Ultra-wideband (UWB) technology has shown remarkable potential as a low-cost general solution for robot localization. However, limitations of the UWB signal for precise positioning arise from the disturbances caused by the environment itself, due to reflectance, multi-path effect, and Non-Line-of-Sight (NLOS) conditions. This problem is emphasized in cluttered indoor spaces where service robotic platforms usually operate. Both model-based and learning-based methods are currently under investigation to precisely predict the UWB error patterns. Despite the great capability in approximating strong non-linearity, learning-based methods often do not consider environmental factors and require data collection and re-training for unseen data distributions, making them not practically feasible on a large scale. The goal of this research is to develop a robust and adaptive UWB localization method for indoor confined spaces. A novelty detection technique is used to recognize outlier conditions from nominal UWB range data with a semi-supervised autoencoder. Then, the obtained novelty scores are combined with an Extended Kalman filter, leveraging a dynamic estimation of covariance and bias error for each range measurement received from the UWB anchors. The resulting solution is a compact, flexible, and robust system which enables the localization system to adapt the trustworthiness of UWB data spatially and temporally in the environment. The extensive experimentation conducted with a real robot in a wide range of testing scenarios demonstrates the advantages and benefits of the proposed solution in indoor cluttered spaces presenting NLoS conditions, reaching an average improvement of almost 60% and greater than 25cm of absolute positioning error.

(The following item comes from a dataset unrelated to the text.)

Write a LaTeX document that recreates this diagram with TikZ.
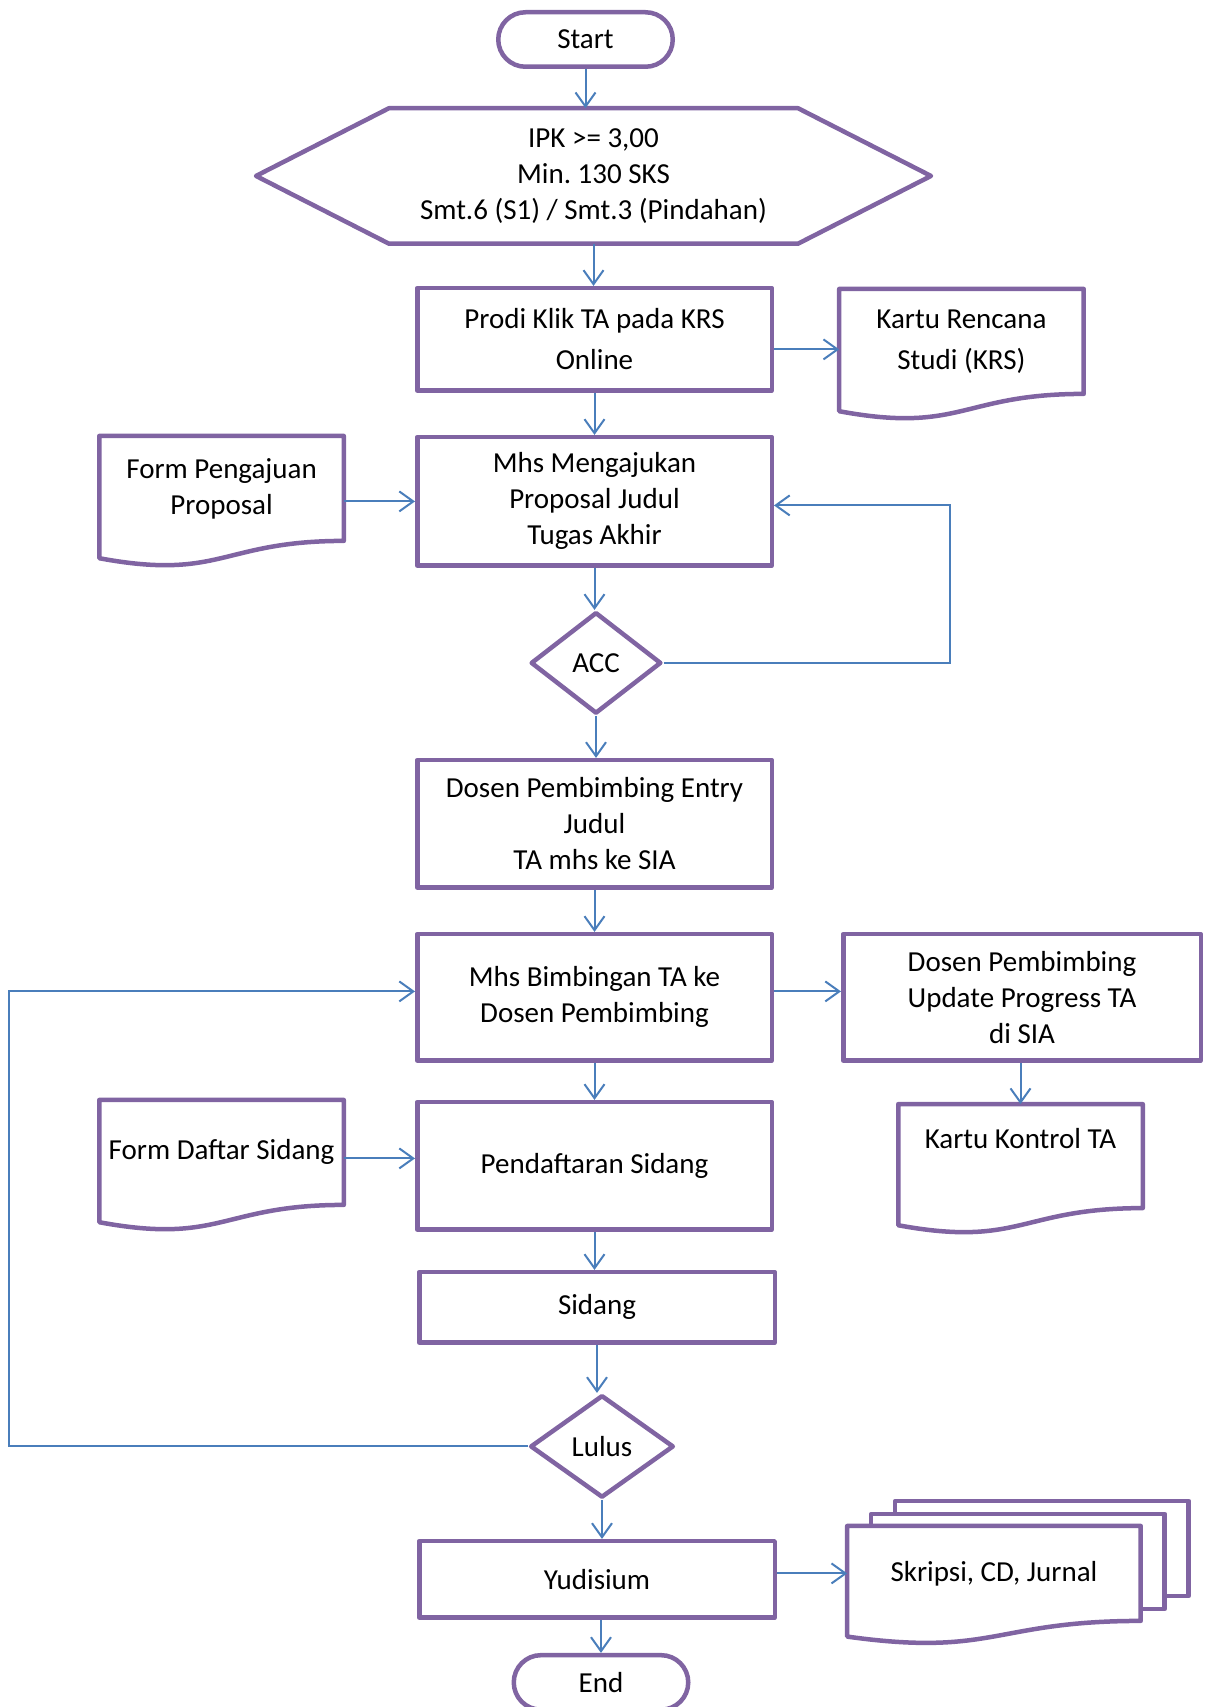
\documentclass[tikz,border=0pt]{standalone}
\usepackage{fontspec}
\setmainfont{Carlito}
\usepackage{tikz}
\usetikzlibrary{positioning, arrows.meta, calc, shapes.geometric, backgrounds}
\definecolor{flowpurple}{HTML}{8064A2}
\definecolor{flowblue}{HTML}{4A7EBB}
\tikzset{
  >={Straight Barb[length=7pt, width=10pt]},
  every node/.style={font=\fontsize{14.5pt}{18pt}\selectfont},
  outline/.style={draw=flowpurple, line width=2.25pt, line join=round},
  terminal/.style={
    outline, rectangle, rounded corners=13.6pt, fill=white,
    minimum width=87.25pt, minimum height=27.25pt, inner sep=2pt
  },
  process/.style={
    outline, rectangle, fill=white, minimum width=177.25pt,
    align=center, inner sep=2pt
  },
  decision/.style={outline, diamond, fill=white, inner sep=0pt},
  docshape/.style={
    rectangle, outer sep=0pt, minimum width=122.25pt, minimum height=52.5pt,
    align=center, inner sep=2pt
  },
  loosetext/.style={font=\fontsize{14.5pt}{20.5pt}\selectfont},
  flowarrow/.style={->, flowblue, line width=1pt}
}
\newcommand{\docoutline}[1]{%
  \begin{scope}[on background layer]
    \draw[outline, fill=white] (#1.south east) -- (#1.north east) -- (#1.north west)
      -- ($(#1.north west)!1.165!(#1.south west)$)
      .. controls ($(#1.north)!1.381!(#1.south)$) and (#1.south) .. (#1.south east)
      -- cycle;
  \end{scope}}

\begin{document}
\begin{tikzpicture}[x=0.5pt, y=-0.5pt]
\useasboundingbox (0,0) rectangle (1205,1707);

\node[terminal] (start) at (585.5,39.5) {Start};
\node[below=19.6pt of start, xshift=4pt, outer sep=0pt, minimum width=204.5pt,
      minimum height=67.75pt, align=center] (crit)
  {IPK >= 3,00\\Min.\ 130 SKS\\Smt.6 (S1) / Smt.3 (Pindahan)};
\node[process, loosetext, minimum height=51.25pt, below=21.1pt of crit, xshift=0.5pt]
  (prodi) {Prodi Klik TA pada KRS\\Online};
\node[process, minimum height=64.25pt, below=21pt of prodi]
  (ajuan) {Mhs Mengajukan\\Proposal Judul\\Tugas Akhir};
\node[decision, minimum width=65.25pt, minimum height=50.75pt, below=21pt of ajuan,
      xshift=0.75pt] (acc) {ACC};
\node[process, minimum height=63.75pt, below=21pt of acc, xshift=-0.75pt]
  (entry) {Dosen Pembimbing Entry\\Judul\\TA mhs ke SIA};
\node[process, minimum height=63.25pt, below=21pt of entry]
  (bimbingan) {Mhs Bimbingan TA ke\\Dosen Pembimbing};
\node[process, minimum height=63.75pt, below=18.5pt of bimbingan]
  (daftar) {Pendaftaran Sidang};
\node[process, minimum width=177.75pt, minimum height=35.25pt, below=19pt of daftar,
      xshift=1.25pt] (sidang) {Sidang};
\node[decision, minimum width=71.75pt, minimum height=51.25pt, below=24pt of sidang,
      xshift=2.5pt] (lulus) {Lulus};
\node[process, minimum width=177.75pt, minimum height=38.25pt, below=19.5pt of lulus,
      xshift=-2.5pt] (yudisium) {Yudisium};
\node[terminal, below=16.5pt of yudisium, xshift=2pt] (finish) {End};

\node[docshape, loosetext, right=32.6pt of prodi, yshift=-1pt]
  (krs) {Kartu Rencana\\Studi (KRS)};
\node[docshape, left=35.6pt of ajuan, yshift=6.5pt]
  (formajuan) {Form Pengajuan\\Proposal};
\node[process, minimum width=178.75pt, minimum height=63.25pt, right=33.5pt of bimbingan]
  (update) {Dosen Pembimbing\\Update Progress TA\\di SIA};
\node[docshape, minimum height=52pt, below=20.6pt of update, xshift=-0.75pt]
  (kontrol) {Kartu Kontrol TA\\~};
\node[docshape, left=35.6pt of daftar, yshift=6.75pt]
  (formsidang) {Form Daftar Sidang};
\node[docshape, minimum width=146.75pt, minimum height=47.5pt, right=35.1pt of yudisium,
      yshift=3pt] (skripsi) {Skripsi, CD, Jurnal};

\draw[outline] (crit.north west) -- (crit.north east) -- ([xshift=66.5pt]crit.east)
  -- (crit.south east) -- (crit.south west) -- ([xshift=-66.5pt]crit.west) -- cycle;
\docoutline{krs}
\docoutline{formajuan}
\docoutline{kontrol}
\docoutline{formsidang}
\begin{scope}[on background layer]
  \foreach \dx/\dy in {48/-25, 24/-12}
    \draw[outline, fill=white] ([shift={(\dx,\dy)}]skripsi.north west)
      rectangle ([shift={(\dx,\dy)}]skripsi.south east);
\end{scope}
\docoutline{skripsi}

\draw[flowarrow] (start) -- (start |- crit.north);
\draw[flowarrow] (crit.south) -- (crit.south |- prodi.north);
\draw[flowarrow] (prodi) -- (ajuan);
\draw[flowarrow] (ajuan.south) -- (ajuan.south |- acc.north);
\draw[flowarrow] (acc.south) -- (acc.south |- entry.north);
\draw[flowarrow] (entry) -- (bimbingan);
\draw[flowarrow] (bimbingan) -- (daftar);
\draw[flowarrow] (daftar.south) -- (daftar.south |- sidang.north);
\draw[flowarrow] (sidang.south) -- (sidang.south |- lulus.north);
\draw[flowarrow] (lulus.south) -- (lulus.south |- yudisium.north);
\draw[flowarrow] (finish.north |- yudisium.south) -- (finish.north);

\draw[flowarrow] ([yshift=-5pt]prodi.east) -- ([yshift=-5pt]prodi.east -| krs.west);
\draw[flowarrow] (formajuan.east |- ajuan) -- (ajuan.west);
\draw[flowarrow] (acc.east) -- ++(286,0) |- ([yshift=-2pt]ajuan.east);
\draw[flowarrow] ([yshift=3pt]bimbingan.east) -- ([yshift=3pt]update.west);
\draw[flowarrow] (update.south -| kontrol.north) -- (kontrol.north);
\draw[flowarrow] ([yshift=-3pt]formsidang.east) -- ([yshift=-3pt]formsidang.east -| daftar.west);
\draw[flowarrow] (lulus.west) -- ++(-519,0) |- ([yshift=3pt]bimbingan.west);
\draw[flowarrow] (yudisium.east |- skripsi) -- (skripsi.west);
\end{tikzpicture}
\end{document}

翻译：超宽带（UWB）技术作为一种低成本的通用机器人定位解决方案已展现出显著潜力。然而，环境本身造成的干扰，如反射、多径效应和非视距（NLOS）条件，限制了UWB信号在精确定位中的应用。这一问题在服务机器人平台通常运行的杂乱室内空间中尤为突出。目前，基于模型的方法和基于学习的方法均在研究之中，以期精确预测UWB误差模式。尽管基于学习的方法在逼近强非线性方面能力突出，但其往往未考虑环境因素，且对于未见过的数据分布需要重新进行数据收集和训练，这使其难以在大规模应用中实际可行。本研究的目标是开发一种适用于室内受限空间的鲁棒自适应UWB定位方法。我们采用一种新颖性检测技术，通过半监督自编码器从标称UWB测距数据中识别异常条件。随后，将获得的新颖性评分与扩展卡尔曼滤波器相结合，利用对从UWB锚点接收的每个测距值的协方差和偏差误差进行动态估计。最终形成的解决方案是一个紧凑、灵活且鲁棒的系统，它使定位系统能够在环境中从空间和时间维度自适应地评估UWB数据的可信度。通过在多种测试场景中使用真实机器人进行的大量实验表明，所提解决方案在存在NLoS条件的室内杂乱空间中具有优势与效益，绝对定位误差平均提升近60%，误差减少超过25厘米。